## Your task
Go through the listing and return every line with "this" in it.

— Begin —

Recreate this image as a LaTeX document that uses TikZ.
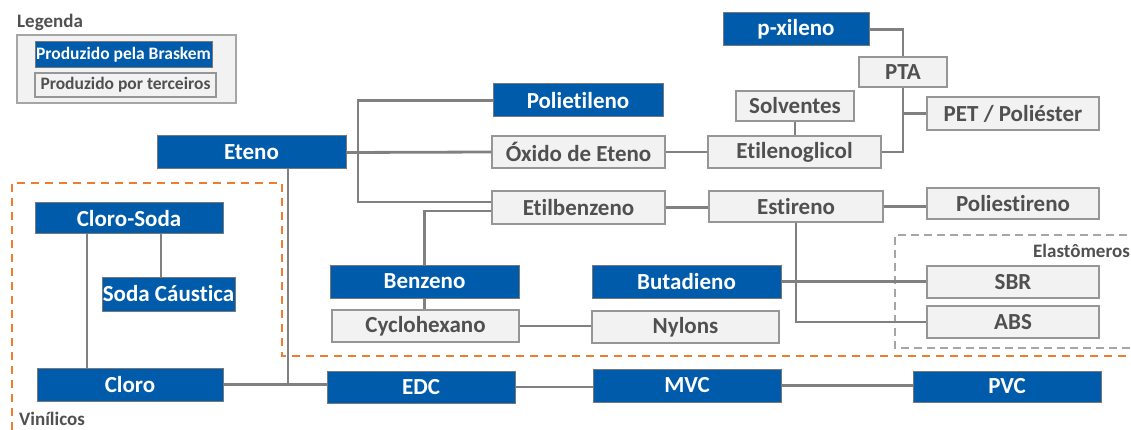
\documentclass[tikz,border=0pt]{standalone}
\usepackage{fontspec}
\setmainfont{Carlito}[Ligatures={NoCommon}]
\definecolor{bblue}{RGB}{0,91,170}
\definecolor{bborder}{RGB}{120,120,120}
\definecolor{gfill}{RGB}{242,242,242}
\definecolor{gborder}{RGB}{150,150,150}
\definecolor{gtext}{RGB}{80,80,80}
\definecolor{conn}{RGB}{128,128,128}
\definecolor{orng}{RGB}{237,125,49}
\definecolor{dgray}{RGB}{166,166,166}
\tikzset{
  bluebox/.style={draw=bborder, line width=1pt, fill=bblue, text=white, inner sep=0pt,
    font=\fontsize{23}{26}\selectfont\bfseries},
  graybox/.style={draw=gborder, line width=1.2pt, fill=gfill, text=gtext, inner sep=0pt,
    font=\fontsize{23}{26}\selectfont\bfseries},
  conline/.style={draw=conn, line width=2.8pt},
  lbl/.style={text=gtext, inner sep=0pt, font=\fontsize{19}{22}\selectfont\bfseries},
  legfont/.style={font=\fontsize{17.5}{20}\selectfont\bfseries},
}
\begin{document}
\begin{tikzpicture}[x=1pt,y=-1pt]
\useasboundingbox (0,0) rectangle (1131,430);
\fill[white] (0,0) rectangle (1131,430);

% legend
\node[lbl, anchor=base west] (legtitle) at (17,28) {Legenda};
\draw[draw=dgray, line width=1.3pt, fill=gfill] (17,35) rectangle (236,103);
\node[bluebox, legfont, minimum width=177pt, minimum height=26pt] (legblue) at (123.5,55) {Produzido pela Braskem};
\node[graybox, legfont, minimum width=181pt, minimum height=24pt] (leggray) at (125.5,85) {Produzido por terceiros};

% dashed regions
\draw[orng, line width=2pt, dash pattern=on 8pt off 6pt] (12,430) -- (12,183) -- (282,183) -- (282,356) -- (1140,356);
\draw[dgray, line width=2pt, dash pattern=on 8pt off 5pt] (1140,235) -- (895,235) -- (895,348) -- (1140,348);
\node[lbl, anchor=base east] (elast) at (1130,257) {Elastômeros};
\node[lbl, anchor=base west] (vinil) at (19,425) {Vinílicos};

% nodes
\node[bluebox, minimum width=146pt, minimum height=33pt] (pxileno) at (796,29.5) {p-xileno};
\node[graybox, minimum width=88pt, minimum height=30pt] (pta) at (903,72) {PTA};
\node[graybox, minimum width=172pt, minimum height=33pt] (pet) at (1013,113.5) {PET / Poliéster};
\node[graybox, minimum width=118pt, minimum height=30pt] (solv) at (795,106) {Solventes};
\node[graybox, minimum width=173pt, minimum height=32pt] (etgl) at (794.5,152) {Etilenoglicol};
\node[bluebox, minimum width=189pt, minimum height=33pt] (eteno) at (251.5,152.5) {Eteno};
\node[bluebox, minimum width=170pt, minimum height=33pt] (polietileno) at (578,100.5) {Polietileno};
\node[graybox, minimum width=173pt, minimum height=32pt] (oxido) at (578.5,152) {Óxido de Eteno};
\node[graybox, minimum width=173pt, minimum height=33pt] (etbz) at (578.5,207.5) {Etilbenzeno};
\node[graybox, minimum width=174pt, minimum height=31pt] (estireno) at (796,206.5) {Estireno};
\node[graybox, minimum width=172pt, minimum height=31pt] (poliest) at (1013,203.5) {Poliestireno};
\node[bluebox, minimum width=189pt, minimum height=33pt] (benzeno) at (424.5,281.5) {Benzeno};
\node[graybox, minimum width=187pt, minimum height=32pt] (cyclo) at (425.5,326) {Cyclohexano};
\node[bluebox, minimum width=189pt, minimum height=33pt] (butad) at (686.5,281.5) {Butadieno};
\node[graybox, minimum width=187pt, minimum height=32pt] (nylons) at (685.5,327) {Nylons};
\node[graybox, minimum width=172pt, minimum height=32pt] (sbr) at (1013,282) {SBR};
\node[graybox, minimum width=172pt, minimum height=32pt] (abs) at (1013,322) {ABS};
\node[bluebox, minimum width=188pt, minimum height=31pt] (clsoda) at (129,218.5) {Cloro-Soda};
\node[bluebox, minimum width=133pt, minimum height=34pt] (soda) at (168.5,294) {Soda Cáustica};
\node[bluebox, minimum width=186pt, minimum height=33pt] (cloro) at (130,384.5) {Cloro};
\node[bluebox, minimum width=188pt, minimum height=32pt] (edc) at (421,387) {EDC};
\node[bluebox, minimum width=188pt, minimum height=33pt] (mvc) at (687,385.5) {MVC};
\node[bluebox, minimum width=188pt, minimum height=31pt] (pvc) at (1007,386.5) {PVC};

% helper coordinates
\coordinate (trunk) at (358,0);
\coordinate (eb1) at ([yshift=5.5pt]etbz.west);
\coordinate (eb2) at ([yshift=-3.5pt]etbz.west);
\coordinate (etdown) at ([xshift=36.5pt]eteno.south);
\coordinate (cs1) at ([xshift=-42pt]clsoda.south);
\coordinate (cs2) at ([xshift=32pt]clsoda.south);

% connectors
\draw[conline] (pxileno.east) -| (pta.north);
\draw[conline] (pta.south) |- (etgl.east);
\draw[conline] (pta.south |- pet.west) -- (pet.west);
\draw[conline] (solv.south) -- (solv.south |- etgl.north);
\draw[conline] (eteno.east) -- (oxido.west);
\draw[conline] (polietileno.west) -| (trunk |- eb1) -- (eb1);
\draw[conline] (benzeno.north) |- (eb2);
\draw[conline] (benzeno.south) -- (benzeno.south |- cyclo.north);
\draw[conline] (cyclo.east) -- (cyclo.east -| nylons.west);
\draw[conline] (oxido.east) -- (etgl.west);
\draw[conline] (etbz.east) -- (etbz.east -| estireno.west);
\draw[conline] (estireno.east) -- (estireno.east -| poliest.west);
\draw[conline] (estireno.south) |- (abs.west);
\draw[conline] (butad.east) -- (butad.east -| sbr.west);
\draw[conline] (cs1) -- (cs1 |- cloro.north);
\draw[conline] (cs2) -- (cs2 |- soda.north);
\draw[conline] (cloro.east) -- (cloro.east -| edc.west);
\draw[conline] (etdown) -- (etdown |- cloro.east);
\draw[conline] (edc.east) -- (edc.east -| mvc.west);
\draw[conline] (mvc.east) -- (mvc.east -| pvc.west);
\end{tikzpicture}
\end{document}
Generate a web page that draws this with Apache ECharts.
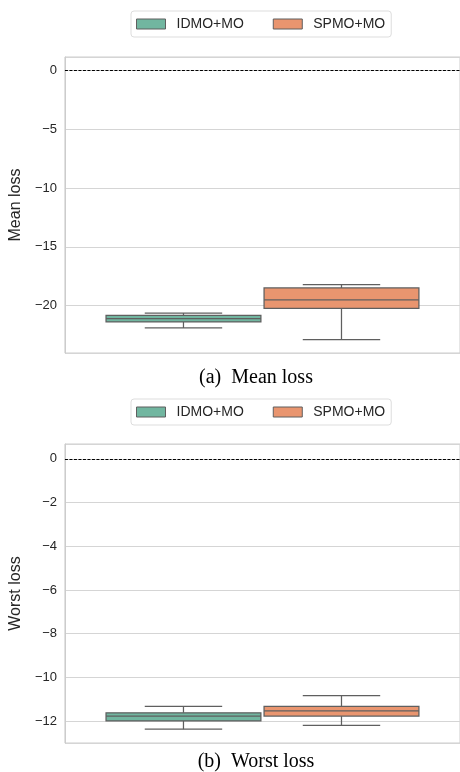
<!DOCTYPE html>
<html>
<head>
<meta charset="utf-8">
<script src="https://cdn.jsdelivr.net/npm/echarts@6/dist/echarts.min.js"></script>
<style>
  html, body { margin: 0; padding: 0; background: #fff; }
  #chart { width: 460px; height: 772px; }
</style>
</head>
<body>
<div id="chart"></div>
<script>
// box stats per method: [lower whisker, q1, median, q3, upper whisker]
var methods = ['IDMO+MO', 'SPMO+MO'];
var colors = ['#71b6a0', '#e9956f'];
var meanLoss = [
  [-21.90, -21.39, -21.11, -20.83, -20.63],
  [-22.89, -20.24, -19.51, -18.50, -18.22]
];
var worstLoss = [
  [-12.37, -11.99, -11.77, -11.62, -11.33],
  [-12.19, -11.77, -11.53, -11.33, -10.83]
];
var meanRange = [-24.03, 1.145];
var worstRange = [-13.0, 0.68];

var LINE = '#5f5f5f';
var BOX_W = 0.392;
var FONT = 'Liberation Sans, Arial, sans-serif';

function fmt(v) {
  return (v < 0 ? '\u2212' : '') + Math.abs(v);
}

function renderBox(params, api) {
  var x = api.value(0);
  var half = api.size([BOX_W, 0])[0] / 2;
  var cap = half / 2;
  var p = [1, 2, 3, 4, 5].map(function (d) { return api.coord([x, api.value(d)]); });
  var cx = p[0][0];
  var ls = { stroke: LINE, lineWidth: 1.25 };
  var fill = api.visual('color');
  return {
    type: 'group',
    children: [
      { type: 'line', shape: { x1: cx, y1: p[0][1], x2: cx, y2: p[1][1] }, style: ls },
      { type: 'line', shape: { x1: cx, y1: p[3][1], x2: cx, y2: p[4][1] }, style: ls },
      { type: 'line', shape: { x1: cx - cap, y1: p[0][1], x2: cx + cap, y2: p[0][1] }, style: ls },
      { type: 'line', shape: { x1: cx - cap, y1: p[4][1], x2: cx + cap, y2: p[4][1] }, style: ls },
      { type: 'rect', shape: { x: cx - half, y: p[3][1], width: half * 2, height: p[1][1] - p[3][1] },
        style: { fill: fill, stroke: LINE, lineWidth: 1.25 } },
      { type: 'line', shape: { x1: cx - half, y1: p[2][1], x2: cx + half, y2: p[2][1] }, style: ls }
    ]
  };
}

function boxSeries(stats, axisIdx) {
  return methods.map(function (name, i) {
    var s = {
      name: name,
      type: 'custom',
      xAxisIndex: axisIdx,
      yAxisIndex: axisIdx,
      renderItem: renderBox,
      itemStyle: { color: colors[i] },
      encode: { x: 0, y: [1, 2, 3, 4, 5] },
      data: [[(i - 0.5) * 0.4].concat(stats[i])],
      z: 3
    };
    if (i === 0) {
      s.markLine = {
        silent: true,
        symbol: 'none',
        label: { show: false },
        lineStyle: { color: '#000', type: [3, 1.5], width: 1 },
        data: [{ yAxis: 0 }],
        z: 4
      };
    }
    return s;
  });
}

function legend(top) {
  return {
    top: top,
    left: 131,
    padding: [6, 6, 6, 5],
    itemWidth: 29,
    itemHeight: 10,
    itemGap: 29,
    borderColor: '#dddddd',
    borderWidth: 1,
    borderRadius: 3,
    selectedMode: false,
    textStyle: { fontFamily: FONT, fontSize: 14, color: '#262626', padding: [0, 0, 0, 6] },
    data: methods.map(function (m, i) {
      return { name: m, icon: 'rect', itemStyle: { color: colors[i], borderColor: LINE, borderWidth: 1 } };
    })
  };
}

function xAxis(idx) {
  return {
    type: 'value', gridIndex: idx, min: -0.5, max: 0.5,
    axisLine: { show: false }, axisTick: { show: false },
    axisLabel: { show: false }, splitLine: { show: false }
  };
}

function yAxis(idx, range, name, split) {
  return {
    type: 'value', gridIndex: idx, min: range[0], max: range[1], splitNumber: split,
    name: name, nameLocation: 'middle', nameGap: 30,
    nameTextStyle: { fontFamily: FONT, fontSize: 16, color: '#262626' },
    axisLine: { show: true, onZero: false, lineStyle: { color: '#cccccc' } },
    axisTick: { show: false },
    axisLabel: { fontFamily: FONT, fontSize: 13, color: '#262626', margin: 8,
      showMinLabel: false, showMaxLabel: false, formatter: fmt },
    splitLine: { lineStyle: { color: '#d5d5d5', width: 1 } }
  };
}

var chart = echarts.init(document.getElementById('chart'), null, { renderer: 'canvas' });
chart.setOption({
  animation: false,
  backgroundColor: '#fff',
  legend: [legend(11), legend(399)],
  grid: [
    { left: 61, width: 399, top: 57, height: 296, show: true, borderColor: '#cccccc', borderWidth: 1 },
    { left: 61, width: 399, top: 444, height: 299, show: true, borderColor: '#cccccc', borderWidth: 1 }
  ],
  xAxis: [xAxis(0), xAxis(1)],
  yAxis: [yAxis(0, meanRange, 'Mean loss', 5), yAxis(1, worstRange, 'Worst loss', 7)],
  graphic: [
    { type: 'text', x: 256, y: 378, style: { text: '(a)  Mean loss', align: 'center', verticalAlign: 'middle',
      font: '20px "Liberation Serif", "Times New Roman", serif', fill: '#000' } },
    { type: 'text', x: 256, y: 762, style: { text: '(b)  Worst loss', align: 'center', verticalAlign: 'middle',
      font: '20px "Liberation Serif", "Times New Roman", serif', fill: '#000' } }
  ],
  series: boxSeries(meanLoss, 0).concat(boxSeries(worstLoss, 1))
});
</script>
</body>
</html>
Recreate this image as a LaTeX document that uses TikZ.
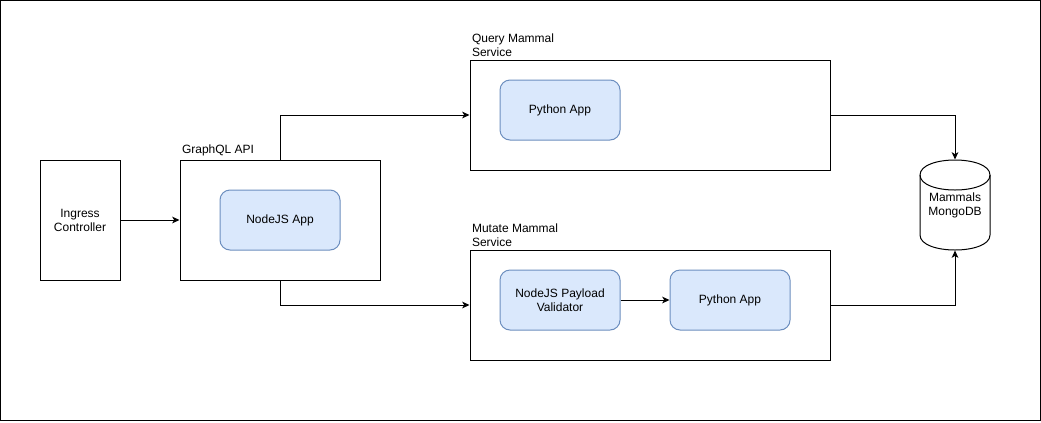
\documentclass[tikz,border=0pt]{standalone}
\usepackage{fontspec}
\setmainfont{Liberation Sans}
\usetikzlibrary{arrows.meta}

\definecolor{appFill}{HTML}{DAE8FC}
\definecolor{appDraw}{HTML}{6C8EBF}

\begin{document}
\begin{tikzpicture}[x=0.75pt, y=-0.75pt, line width=0.75pt,
            every node/.style={font=\fontsize{9}{10.5}\selectfont}]
            \tikzstyle{boxStyle} = [draw=black, fill=white, inner sep=0pt, align=center]
            \tikzstyle{appStyle} = [draw=appDraw, fill=appFill, rounded corners=7.5pt,
                                    minimum width=90pt, minimum height=45pt, inner sep=0pt, align=center]
            \tikzstyle{labelStyle} = [anchor=south west, align=left, inner xsep=1.5pt, inner ysep=2pt]
            \tikzstyle{blackEdge} = [draw=black, -{Stealth[length=5.5pt, width=5pt, inset=1.5pt]}]
            % frame
            \useasboundingbox (0,0) rectangle (1041,422);
            \draw (0.5,0.5) rectangle (1040.5,420.5);
            % boxes
            \node[boxStyle, minimum width=60pt, minimum height=90pt] (ingress) at (80,220) {Ingress\\Controller};
            \node[boxStyle, minimum width=150pt, minimum height=90pt] (gql) at (280,220) {};
            \node[appStyle] (nodeApp) at (280,220) {NodeJS App};
            \node[boxStyle, minimum width=270pt, minimum height=82.5pt] (query) at (650,115) {};
            \node[appStyle] (queryApp) at (560,110) {Python App};
            \node[boxStyle, minimum width=270pt, minimum height=82.5pt] (mutate) at (650,305) {};
            \node[appStyle] (validator) at (560,300) {NodeJS Payload\\Validator};
            \node[appStyle] (mutateApp) at (730,300) {Python App};
            % labels
            \node[labelStyle] (gqlLabel) at (gql.north west) {GraphQL API};
            \node[labelStyle] (queryLabel) at (query.north west) {Query Mammal\\Service};
            \node[labelStyle] (mutateLabel) at (mutate.north west) {Mutate Mammal\\Service};
            % database
            \node[minimum width=52.5pt, minimum height=67.5pt, inner sep=0pt, align=center] (db) at (955,205) {Mammals\\MongoDB};
            \draw (920,175) .. controls (920,155) and (990,155) .. (990,175) -- (990,235)
                  .. controls (990,255) and (920,255) .. (920,235) -- cycle;
            \draw (920,175) .. controls (920,195) and (990,195) .. (990,175);
            % edges
            \path[blackEdge] (ingress) edge (gql);
            \path[blackEdge] (validator) edge (mutateApp);
            \draw[blackEdge] (gql.north) |- (query.west);
            \draw[blackEdge] (gql.south) |- (mutate.west);
            \draw[blackEdge] (query.east) -| (db.north);
            \draw[blackEdge] (mutate.east) -| (db.south);
        \end{tikzpicture}
\end{document}
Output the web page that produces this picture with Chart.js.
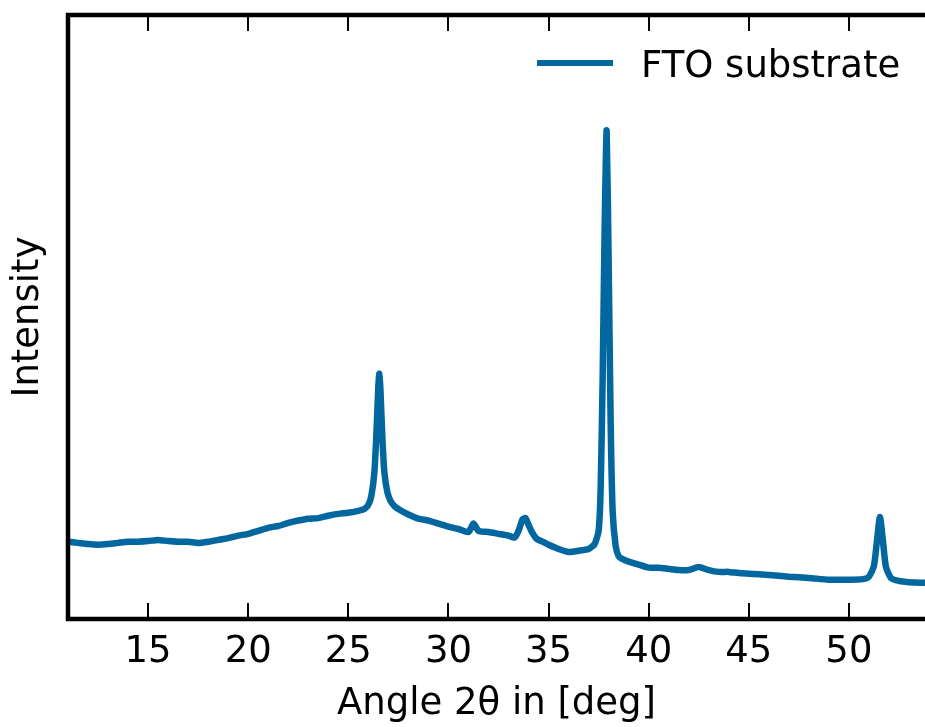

— End —

## Solution
Recreate this image as a LaTeX document that uses TikZ.
Generate a web page that draws this with Apache ECharts.
Recreate this image as a LaTeX document that uses TikZ.
Output the web page that produces this picture with Chart.js.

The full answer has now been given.